→ DATA EXTRACT:
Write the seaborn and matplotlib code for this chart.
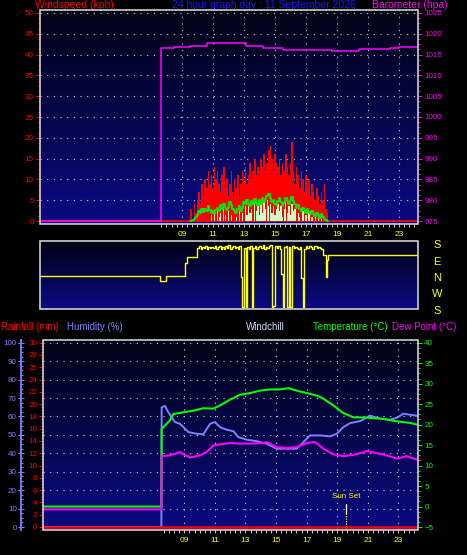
import numpy as np
import matplotlib
matplotlib.use("Agg")
import matplotlib.pyplot as plt
import seaborn as sns
from matplotlib.colors import LinearSegmentedColormap
from matplotlib.patches import Rectangle
from matplotlib.ticker import MultipleLocator, FixedLocator

# ---- data (hours of the day) ----
wind_hours = np.round(np.arange(9.5, 18.45, 0.1), 1)
wind_gust = [0, 3, 0, 4, 2, 5, 7, 4, 9, 6,
             10, 8, 12, 9, 11, 8, 13, 10, 12, 9,
             7, 11, 13, 8, 10, 6, 9, 12, 7, 10,
             8, 11, 6, 9, 12, 10, 13, 9, 11, 14,
             10, 12, 15, 11, 13, 12, 15, 13, 16, 12,
             14, 17, 18, 15, 12, 16, 14, 13, 15, 11,
             14, 12, 16, 13, 11, 14, 19, 12, 9, 13,
             11, 8, 12, 10, 7, 11, 8, 10, 6, 9,
             7, 5, 8, 6, 4, 7, 5, 9, 3, 2]
wind_speed = [0, 0, 0, 0, 0, 0, 0, 0, 0, 0,
              0, 0, 0, 0, 1.5, 0, 2.5, 0, 3.0, 1.0,
              2.0, 0, 3.5, 1.5, 0, 2.5, 0, 1.5, 0, 0,
              1.0, 0, 3.0, 0, 2.0, 0, 3.5, 1.5, 4.0, 2.0,
              3.0, 0, 4.5, 2.5, 3.5, 1.5, 4.0, 2.0, 4.5, 3.0,
              5.0, 3.5, 4.0, 2.0, 3.5, 1.5, 3.0, 4.0, 2.5, 3.5,
              1.0, 3.0, 4.5, 2.0, 3.5, 1.5, 4.0, 2.5, 3.0, 0,
              2.0, 1.0, 0, 2.5, 0, 1.5, 0, 2.0, 0, 1.0,
              0, 1.5, 0, 1.0, 0, 0.5, 0, 0, 0, 0]
wind_avg = [0, 0, 0.3, 0.5, 1.0, 1.5, 2.5, 2.0, 2.8, 2.2,
            3.0, 2.5, 3.5, 2.6, 2.0, 2.4, 1.8, 2.6, 3.2, 2.5,
            3.8, 3.0, 4.0, 3.2, 2.6, 3.4, 4.5, 3.8, 3.0, 2.4,
            2.0, 2.8, 3.5, 2.5, 3.2, 4.5, 4.0, 5.0, 4.2, 3.6,
            4.8, 4.0, 5.2, 4.4, 3.8, 5.0, 4.2, 5.5, 4.6, 5.2,
            6.0, 6.4, 5.5, 4.6, 5.0, 4.2, 3.8, 4.8, 5.5, 4.5,
            3.6, 4.4, 5.6, 4.8, 4.0, 5.0, 5.8, 4.8, 4.0, 3.2,
            3.8, 3.0, 2.4, 3.2, 2.6, 2.0, 2.8, 2.2, 1.6, 2.4,
            1.8, 1.2, 2.0, 1.4, 0.8, 1.6, 1.0, 0.4, 0.2, 0]

baro_hours = [-0.2, 7.65, 7.66, 8.5, 9.5, 10.6, 11.5, 12.1, 13.1, 14.2,
              15.5, 17.9, 18.7, 19.8, 20.4, 22.4, 23.0, 24.2]
baro_hpa = [975, 975, 1016.6, 1016.8, 1017.1, 1017.7, 1017.8, 1017.7, 1017.0, 1016.6,
            1016.2, 1016.0, 1015.8, 1015.8, 1016.4, 1016.6, 1016.8, 1016.8]

# wind direction: 0 = N, 90 = E, +/-180 = S, -90 = W
dir_early_hours = [-0.2, 7.58, 7.95, 9.19, 9.3]
dir_early_deg = [11, -16, 11, 82, 113]
dir_mid_hours = np.round(np.arange(10.0, 18.05, 0.1), 1)
dir_mid_deg = [165, 172, 160, 170, 163, 175, 158, 168, 162, 171,
               166, 174, 159, 168, 176, 161, 170, 157, 172, 165,
               178, 160, 169, 174, 162, 171, 158, 175, 5, -158,
               165, -158, 170, 158, 172, -160, 164, 176, 161, 170,
               175, 163, 178, 160, 171, 166, 176, 178, -160, -155,
               172, 165, 176, 160, 20, -158, 168, 174, -160, 170,
               -158, 175, 162, 171, 166, 158, 170, 0, -160, 160,
               172, 165, 176, 168, 161, 172, 174, 163, 170, 166,
               160]
dir_late_hours = [18.1, 18.3, 18.35, 18.4, 24.2]
dir_late_deg = [126, 5, 100, 126, 126]
dir_hours = dir_early_hours + list(dir_mid_hours) + dir_late_hours
dir_deg = dir_early_deg + dir_mid_deg + dir_late_deg

temp_hours = [-0.2, 7.5, 7.52, 8.06, 8.28, 8.94, 9.59, 10.24, 10.9, 11.34,
              11.99, 12.64, 13.3, 13.95, 14.6, 15.26, 15.8, 16.35, 17.0, 17.66,
              18.1, 18.74, 19.4, 20.05, 20.9, 22.0, 22.9, 23.8, 24.2]
temp_c = [0, 0, 19.0, 21.0, 22.6, 23.0, 23.4, 24.0, 23.9, 24.7,
          26.1, 27.3, 27.7, 28.3, 28.6, 28.6, 28.9, 28.3, 27.7, 27.1,
          26.3, 24.7, 22.8, 21.8, 21.7, 21.4, 20.8, 20.4, 20.0]

hum_hours = [-0.2, 7.5, 7.52, 7.74, 7.95, 8.17, 8.4, 8.72, 8.94, 9.27,
             9.81, 10.24, 10.68, 11.0, 11.34, 11.77, 12.21, 12.53, 13.08, 13.73,
             14.39, 15.04, 15.7, 16.35, 16.79, 17.22, 17.88, 18.53, 18.97, 19.4,
             19.84, 20.5, 21.14, 21.8, 22.45, 22.9, 23.32, 24.2]
hum_pct = [0, 0, 65, 65.7, 62.3, 59.6, 56.9, 56, 54.2, 51.5,
           50.6, 50.3, 56, 57, 54.2, 52.8, 52, 48.8, 47.4, 46.6,
           45.2, 42.5, 42.5, 42.5, 46.1, 49.7, 49.7, 49.2, 50.6, 54.2,
           56.4, 57.5, 60.5, 58.8, 58.2, 59.3, 61.5, 60.4]

dew_hours = [-0.2, 7.5, 7.52, 8.06, 8.72, 8.94, 9.38, 10.02, 10.46, 10.9,
             11.34, 11.99, 12.64, 13.3, 13.95, 14.39, 15.04, 15.7, 16.35, 17.0,
             17.55, 18.1, 18.74, 19.4, 20.27, 20.92, 21.58, 22.23, 22.88, 23.54,
             24.2]
dew_c = [-0.7, -0.7, 12.3, 12.5, 13.3, 12.75, 11.95, 12.5, 13.3, 14.9,
         15.2, 15.5, 15.35, 15.35, 15.5, 15.7, 14.5, 14.3, 14.5, 15.5,
         15.75, 14.1, 12.75, 12.3, 12.75, 13.55, 13.05, 12.5, 11.7, 12.3,
         11.45]

rain_hours = [-0.2, 24.2]
rain_mm = [0, 0]

sunset_hour = 19.6
hour_ticks = [9, 11, 13, 15, 17, 19, 21, 23]
hour_labels = ["09", "11", "13", "15", "17", "19", "21", "23"]
dir_labels = ["S", "E", "N", "W", "S"]

# ---- style ----
sns.set_theme(style="dark", rc={"figure.facecolor": "black", "axes.facecolor": "black"})
plt.rcParams["font.family"] = ["Liberation Sans", "DejaVu Sans"]

W, H = 467, 555
fig = plt.figure(figsize=(W / 100, H / 100), dpi=100, facecolor="black")


def box(l, t, r, b):
    return [l / W, 1 - b / H, (r - l) / W, (b - t) / H]


sky = LinearSegmentedColormap.from_list("sky", ["#020214", "#0a0a84"])
grid_kw = dict(color="#d0d0d0", linestyle=(0, (1, 5)), linewidth=0.8)
frame_color = "#e0e0e0"


def paint(ax):
    ax.imshow(np.linspace(0, 1, 256).reshape(-1, 1), cmap=sky, aspect="auto",
              extent=[0, 1, 0, 1], transform=ax.transAxes, zorder=0)
    for s in ax.spines.values():
        s.set_visible(False)


def frame(l, t, r, b):
    fig.patches.append(Rectangle((l / W, 1 - b / H), (r - l) / W, (b - t) / H,
                                 transform=fig.transFigure, fill=False,
                                 edgecolor=frame_color, linewidth=1.1, zorder=10))


def hour_axis(ax):
    ax.set_xticks(hour_ticks)
    ax.set_xticklabels(hour_labels)
    ax.xaxis.set_minor_locator(FixedLocator(np.arange(23, 73) / 3))
    ax.tick_params(axis="x", which="both", bottom=True, direction="out", length=2.5,
                   width=0.7, color="#c8c8c8", labelcolor="#ffff00", labelsize=6, pad=2.5)


# ---- panel 1: wind speed + barometer ----
ax_w = fig.add_axes(box(40, 10, 418, 224))
paint(ax_w)
ax_w.bar(wind_hours, wind_gust, width=0.1, color="#ff0000", linewidth=0, zorder=2)
ax_w.bar(wind_hours, wind_speed, width=0.085, color="#ccffcc", linewidth=0, zorder=3)
sns.lineplot(x=wind_hours, y=wind_avg, ax=ax_w, color="#00ee00", linewidth=1.3,
             drawstyle="steps-mid", estimator=None, sort=False, zorder=4)
ax_w.axhline(0, color="#ff0000", linewidth=1.3, zorder=2)
ax_w.set_xlim(-0.16, 24.23)
ax_w.set_ylim(-0.72, 50.72)
ax_w.set_yticks(range(0, 51, 5))
ax_w.yaxis.set_minor_locator(MultipleLocator(1.25))
ax_w.tick_params(axis="y", which="both", left=True, direction="out", colors="#ff0000",
                 labelsize=5.8, width=0.7, pad=1.5)
ax_w.tick_params(axis="y", which="major", length=3)
ax_w.tick_params(axis="y", which="minor", length=1.6)
hour_axis(ax_w)
ax_w.grid(True, axis="both", which="major", **grid_kw)
ax_w.set_xlabel("")
ax_w.set_ylabel("")

ax_b = ax_w.twinx()
sns.lineplot(x=baro_hours, y=baro_hpa, ax=ax_b, color="#ff00ff", linewidth=1.1,
             drawstyle="steps-post", estimator=None, sort=False)
for s in ax_b.spines.values():
    s.set_visible(False)
ax_b.grid(False)
ax_b.set_ylim(975 - 0.72, 1025 + 0.72)
ax_b.set_yticks(range(975, 1026, 5))
ax_b.yaxis.set_minor_locator(MultipleLocator(1.25))
ax_b.tick_params(axis="y", which="both", right=True, direction="out", colors="#ff00ff",
                 labelsize=5.8, width=0.7, pad=1.5)
ax_b.tick_params(axis="y", which="major", length=3)
ax_b.tick_params(axis="y", which="minor", length=1.6)
ax_b.set_ylabel("")
ax_w.set_xlim(-0.16, 24.23)
frame(40, 10, 418, 224)

# ---- panel 2: wind direction ----
ax_d = fig.add_axes(box(40, 241, 418, 309))
paint(ax_d)
sns.lineplot(x=dir_hours, y=dir_deg, ax=ax_d, color="#ffff00", linewidth=1.0,
             drawstyle="steps-post", estimator=None, sort=False)
ax_d.set_xlim(-0.16, 24.23)
ax_d.set_ylim(-169, 202)
ax_d.set_xticks([])
ax_d.set_yticks([])
ax_d.set_xlabel("")
ax_d.set_ylabel("")
frame(40, 241, 418, 309)
for lab, ypix in zip(dir_labels, [245, 262, 278, 294, 311]):
    fig.text(437 / W, 1 - ypix / H, lab, color="#ffff00", fontsize=8,
             ha="center", va="center")

# ---- panel 3: rain, humidity, temperature, dew point ----
ax_h = fig.add_axes(box(43, 340, 418, 530))
paint(ax_h)
sns.lineplot(x=hum_hours, y=hum_pct, ax=ax_h, color="#8080ff", linewidth=1.4,
             estimator=None, sort=False)
ax_h.set_xlim(-0.24, 24.28)
ax_h.set_ylim(-1.62, 101.5)
ax_h.set_yticks(range(0, 101, 10))
ax_h.yaxis.set_minor_locator(MultipleLocator(2.5))
ax_h.spines["left"].set_visible(True)
ax_h.spines["left"].set_position(("outward", 15.6))
ax_h.spines["left"].set_color("#8080ff")
ax_h.spines["left"].set_linewidth(1.3)
ax_h.tick_params(axis="y", which="both", left=True, colors="#8080ff", labelsize=5.8,
                 width=0.8, pad=1.2)
ax_h.tick_params(axis="y", which="major", direction="inout", length=4)
ax_h.tick_params(axis="y", which="minor", direction="in", length=1.5)
hour_axis(ax_h)
ax_h.grid(True, axis="both", which="major", **grid_kw)
ax_h.set_xlabel("")
ax_h.set_ylabel("")

ax_tc = ax_h.twinx()
sns.lineplot(x=temp_hours, y=temp_c, ax=ax_tc, color="#00ff00", linewidth=1.5,
             estimator=None, sort=False)
sns.lineplot(x=dew_hours, y=dew_c, ax=ax_tc, color="#ff00ff", linewidth=1.5,
             estimator=None, sort=False)
for s in ax_tc.spines.values():
    s.set_visible(False)
ax_tc.grid(False)
ax_tc.set_ylim(-5.73, 40.66)
ax_tc.set_yticks(range(-5, 41, 5))
ax_tc.yaxis.set_minor_locator(MultipleLocator(1.25))
ax_tc.tick_params(axis="y", which="both", right=True, direction="out", colors="#00ff00",
                  labelsize=5.8, width=0.7, pad=1.5)
ax_tc.tick_params(axis="y", which="major", length=3)
ax_tc.tick_params(axis="y", which="minor", length=1.6)
ax_tc.set_ylabel("")
# sunset marker
ax_tc.plot([sunset_hour, sunset_hour], [0.6, -1.6], color="white", linewidth=0.9, zorder=5)
ax_tc.plot([sunset_hour, sunset_hour], [-1.6, -5.73], color="#ffff00", linewidth=0.9,
           linestyle=(0, (1, 1)), zorder=5)
ax_tc.text(sunset_hour, 2.4, "Sun Set", color="#ffff00", fontsize=5.8,
           ha="center", va="center")

ax_r = ax_h.twinx()
sns.lineplot(x=rain_hours, y=rain_mm, ax=ax_r, color="#ff0000", linewidth=1.8,
             estimator=None, sort=False)
for s in ax_r.spines.values():
    s.set_visible(False)
ax_r.grid(False)
ax_r.yaxis.tick_left()
ax_r.set_ylim(-0.49, 30.44)
ax_r.set_yticks(range(0, 31, 2))
ax_r.yaxis.set_minor_locator(MultipleLocator(0.5))
ax_r.tick_params(axis="y", which="both", left=True, right=False, labelleft=True,
                 labelright=False, direction="out", colors="#ff0000", labelsize=5.8,
                 width=0.7, pad=1.2)
ax_r.tick_params(axis="y", which="major", length=3)
ax_r.tick_params(axis="y", which="minor", length=1.2)
ax_r.set_ylabel("")
ax_h.set_xlim(-0.24, 24.28)
frame(43, 340, 418, 530)

# ---- header texts ----
top_y = 1 - 5.5 / H
fig.text(35 / W, top_y, "Windspeed (kph)", color="#ff0000", fontsize=7.5, va="center")
fig.text(172 / W, top_y, "24 hour graph day : 11 September 2026", color="#1818ff",
         fontsize=7.5, va="center")
fig.text(372 / W, top_y, "Barometer (hpa)", color="#ff00ff", fontsize=7.5, va="center")

mid_y = 1 - 327 / H
fig.text(1 / W, mid_y, "Rainfall (mm)", color="#ff0000", fontsize=7, va="center")
fig.text(67 / W, mid_y, "Humidity (%)", color="#8080ff", fontsize=7, va="center")
fig.text(246 / W, mid_y, "Windchill", color="#c8dcff", fontsize=7, va="center")
fig.text(313 / W, mid_y, "Temperature (°C)", color="#00ff00", fontsize=7, va="center")
fig.text(392 / W, mid_y, "Dew Point (°C)", color="#ff00ff", fontsize=7, va="center")

plt.savefig("out.png", dpi=100, facecolor="black")
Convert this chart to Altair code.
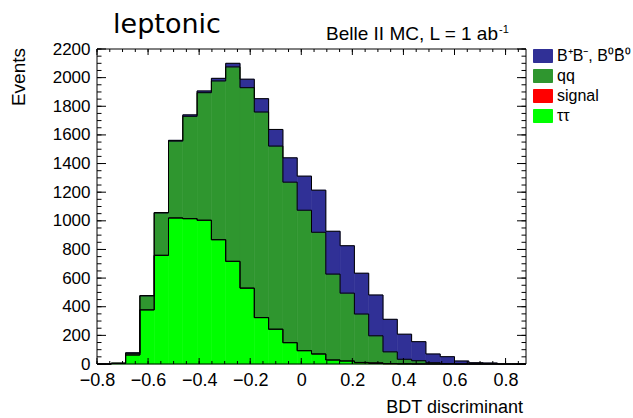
import altair as alt
import numpy as np
import pandas as pd

# ---------------- data ----------------
TITLE = "leptonic"
SUBTITLE = "Belle II MC, L = 1 ab"
SUBTITLE_SUP = "-1"
X_TITLE = "BDT discriminant"
Y_TITLE = "Events"

BIN_LOW = -0.8
BIN_HIGH = 0.88
N_BINS = 30

components = ["B⁺B⁻, B⁰B̄⁰", "qq", "signal", "ττ"]          # legend order
colors = ["#303096", "#2F962F", "#FF0000", "#00FF00"]

# per-bin counts of each component
tautau = [0, 5, 63, 378, 759, 1020, 1015, 1004, 868, 717, 530, 324, 243, 149, 93,
          70, 28, 21, 9, 4, 2, 1, 0, 0, 0, 0, 0, 0, 0, 0]
signal = [0, 0, 0, 0, 0, 0, 0, 0, 0, 0, 0, 0, 0, 0, 0,
          0, 0, 0, 2, 5, 1, 0, 0, 0, 0, 0, 0, 0, 0, 0]
qq = [0, 0, 12, 98, 296, 537, 715, 891, 1109, 1358, 1400, 1436, 1279, 1121, 981,
      850, 600, 474, 338, 188, 82, 32, 23, 9, 3, 0, 0, 0, 0, 0]
bbbar = [0, 0, 3, 2, 3, 5, 10, 12, 18, 25, 59, 93, 116, 170, 238,
         294, 299, 331, 285, 285, 227, 175, 133, 61, 48, 21, 9, 7, 0, 0]

x_tick_labels = [-0.8, -0.6, -0.4, -0.2, 0, 0.2, 0.4, 0.6, 0.8]
y_tick_labels = [0, 200, 400, 600, 800, 1000, 1200, 1400, 1600, 1800, 2000, 2200]

# ---------------- build tables ----------------
edges = np.linspace(BIN_LOW, BIN_HIGH, N_BINS + 1)
stack_order = [("ττ", tautau), ("signal", signal), ("qq", qq), (components[0], bbbar)]

rect_rows = []
line_rows = []
cum = np.zeros(N_BINS)
for lvl, (name, vals) in enumerate(stack_order):
    vals = np.array(vals, dtype=float)
    for i in range(N_BINS):
        if vals[i] > 0:
            rect_rows.append({"comp": name, "x0": edges[i], "x1": edges[i + 1],
                              "lo": cum[i], "hi": cum[i] + vals[i]})
    cum = cum + vals
    for i in range(N_BINS):
        line_rows.append({"level": lvl, "x": edges[i], "y": cum[i]})
    line_rows.append({"level": lvl, "x": edges[N_BINS], "y": 0.0})

rect_df = pd.DataFrame(rect_rows)
line_df = pd.DataFrame(line_rows)

x_major = pd.DataFrame({"v": x_tick_labels})
x_minor = pd.DataFrame({"v": np.round(np.arange(-0.8, 0.86, 0.05), 3)})
y_major = pd.DataFrame({"v": y_tick_labels})
y_minor = pd.DataFrame({"v": np.arange(0, 2201, 50)})

W, H = 429, 315
FONT = "Liberation Sans"

xscale = alt.Scale(domain=[BIN_LOW, BIN_HIGH], nice=False, zero=False)
yscale = alt.Scale(domain=[0, 2200], nice=False, zero=False)
xaxis = alt.Axis(values=x_tick_labels, ticks=False, domain=False, grid=False, title=None,
                 labelFontSize=18, labelFont=FONT, labelColor="black", labelPadding=7,
                 labelFlush=False, labelOverlap=False,
                 labelExpr="datum.value == 0 ? '0' : format(datum.value, '.1f')")
yaxis = alt.Axis(values=y_tick_labels, ticks=False, domain=False, grid=False, title=None,
                 labelFontSize=17, labelFont=FONT, labelColor="black", labelPadding=7,
                 labelFlush=False, labelOverlap=False, format="d")

legend = alt.Legend(orient="none", legendX=438, legendY=-1, title=None,
                    symbolType="M-1.46,-1L1.46,-1L1.46,1L-1.46,1Z", symbolSize=169,
                    symbolStrokeColor="black", symbolStrokeWidth=1, symbolOpacity=1,
                    labelFont=FONT, labelFontSize=16, labelColor="black", labelOffset=6,
                    rowPadding=2, padding=0, labelLimit=200)

color_scale = alt.Scale(domain=components, range=colors)

rects = alt.Chart(rect_df).mark_rect(strokeWidth=0.6).encode(
    x=alt.X("x0:Q", scale=xscale, axis=xaxis),
    x2="x1:Q",
    y=alt.Y("lo:Q", scale=yscale, axis=yaxis),
    y2="hi:Q",
    color=alt.Color("comp:N", scale=color_scale, legend=legend),
    stroke=alt.Stroke("comp:N", scale=color_scale, legend=None),
)

lines = alt.Chart(line_df).mark_line(interpolate="step-after", color="black", strokeWidth=1).encode(
    x=alt.X("x:Q", scale=xscale, axis=xaxis),
    y=alt.Y("y:Q", scale=yscale, axis=yaxis),
    detail="level:N",
)

def xticks(df, y0, y1):
    return alt.Chart(df).mark_rule(color="black", strokeWidth=1).encode(
        x=alt.X("v:Q", scale=xscale, axis=xaxis), y=alt.value(y0), y2=alt.value(y1))

def yticks(df, x0, x1):
    return alt.Chart(df).mark_rule(color="black", strokeWidth=1).encode(
        y=alt.Y("v:Q", scale=yscale, axis=yaxis), x=alt.value(x0), x2=alt.value(x1))

ticks = [
    xticks(x_major, H, H - 6), xticks(x_minor, H, H - 3),
    xticks(x_major, 0, 6), xticks(x_minor, 0, 3),
    yticks(y_major, 0, 9), yticks(y_minor, 0, 4.5),
    yticks(y_major, W, W - 9), yticks(y_minor, W, W - 4.5),
]

frame = alt.Chart(pd.DataFrame({"f": [1]})).mark_rect(
    fill=None, stroke="black", strokeWidth=1).encode(
    x=alt.value(0), x2=alt.value(W), y=alt.value(0), y2=alt.value(H))

def text(t, x, y, size, align="left", font=FONT, angle=0, baseline="alphabetic"):
    kw = dict(align=align, baseline=baseline, font=font, fontSize=size, color="black")
    if angle:
        kw["angle"] = angle
    return alt.Chart(pd.DataFrame({"t": [t]})).mark_text(**kw).encode(
        text="t:N", x=alt.value(x), y=alt.value(y))

texts = [
    text(TITLE, 70, -16, 27, align="center", font="DejaVu Sans"),
    text(SUBTITLE, 401, -9, 19, align="right"),
    text(SUBTITLE_SUP, 402, -16, 11, align="left"),
    text(Y_TITLE, -72, -1, 19, align="right", angle=270),
    text(X_TITLE, 426, 364, 18, align="right"),
]

chart = alt.layer(rects, lines, *ticks, frame, *texts).properties(
    width=W, height=H,
    padding={"left": 97, "top": 49, "right": 633 - 97 - W, "bottom": 418 - 49 - H},
    autosize=alt.AutoSizeParams(type="none"),
).configure(font=FONT).configure_view(stroke=None)

chart.save("out.html", embed_options={"renderer": "svg", "actions": False})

→ WHAT THE TASK ASKS:
Every line from the top of the material above through the line with "1.8, 1.2, 2.0, 1.4, 0.8, 1.6, 1.0, 0.4, 0.2, 0]" should be duplicated exactly, please; leave out the pictures.

→ RESPONSE TO THE TASK:
Write the seaborn and matplotlib code for this chart.
import numpy as np
import matplotlib
matplotlib.use("Agg")
import matplotlib.pyplot as plt
import seaborn as sns
from matplotlib.colors import LinearSegmentedColormap
from matplotlib.patches import Rectangle
from matplotlib.ticker import MultipleLocator, FixedLocator

# ---- data (hours of the day) ----
wind_hours = np.round(np.arange(9.5, 18.45, 0.1), 1)
wind_gust = [0, 3, 0, 4, 2, 5, 7, 4, 9, 6,
             10, 8, 12, 9, 11, 8, 13, 10, 12, 9,
             7, 11, 13, 8, 10, 6, 9, 12, 7, 10,
             8, 11, 6, 9, 12, 10, 13, 9, 11, 14,
             10, 12, 15, 11, 13, 12, 15, 13, 16, 12,
             14, 17, 18, 15, 12, 16, 14, 13, 15, 11,
             14, 12, 16, 13, 11, 14, 19, 12, 9, 13,
             11, 8, 12, 10, 7, 11, 8, 10, 6, 9,
             7, 5, 8, 6, 4, 7, 5, 9, 3, 2]
wind_speed = [0, 0, 0, 0, 0, 0, 0, 0, 0, 0,
              0, 0, 0, 0, 1.5, 0, 2.5, 0, 3.0, 1.0,
              2.0, 0, 3.5, 1.5, 0, 2.5, 0, 1.5, 0, 0,
              1.0, 0, 3.0, 0, 2.0, 0, 3.5, 1.5, 4.0, 2.0,
              3.0, 0, 4.5, 2.5, 3.5, 1.5, 4.0, 2.0, 4.5, 3.0,
              5.0, 3.5, 4.0, 2.0, 3.5, 1.5, 3.0, 4.0, 2.5, 3.5,
              1.0, 3.0, 4.5, 2.0, 3.5, 1.5, 4.0, 2.5, 3.0, 0,
              2.0, 1.0, 0, 2.5, 0, 1.5, 0, 2.0, 0, 1.0,
              0, 1.5, 0, 1.0, 0, 0.5, 0, 0, 0, 0]
wind_avg = [0, 0, 0.3, 0.5, 1.0, 1.5, 2.5, 2.0, 2.8, 2.2,
            3.0, 2.5, 3.5, 2.6, 2.0, 2.4, 1.8, 2.6, 3.2, 2.5,
            3.8, 3.0, 4.0, 3.2, 2.6, 3.4, 4.5, 3.8, 3.0, 2.4,
            2.0, 2.8, 3.5, 2.5, 3.2, 4.5, 4.0, 5.0, 4.2, 3.6,
            4.8, 4.0, 5.2, 4.4, 3.8, 5.0, 4.2, 5.5, 4.6, 5.2,
            6.0, 6.4, 5.5, 4.6, 5.0, 4.2, 3.8, 4.8, 5.5, 4.5,
            3.6, 4.4, 5.6, 4.8, 4.0, 5.0, 5.8, 4.8, 4.0, 3.2,
            3.8, 3.0, 2.4, 3.2, 2.6, 2.0, 2.8, 2.2, 1.6, 2.4,
            1.8, 1.2, 2.0, 1.4, 0.8, 1.6, 1.0, 0.4, 0.2, 0]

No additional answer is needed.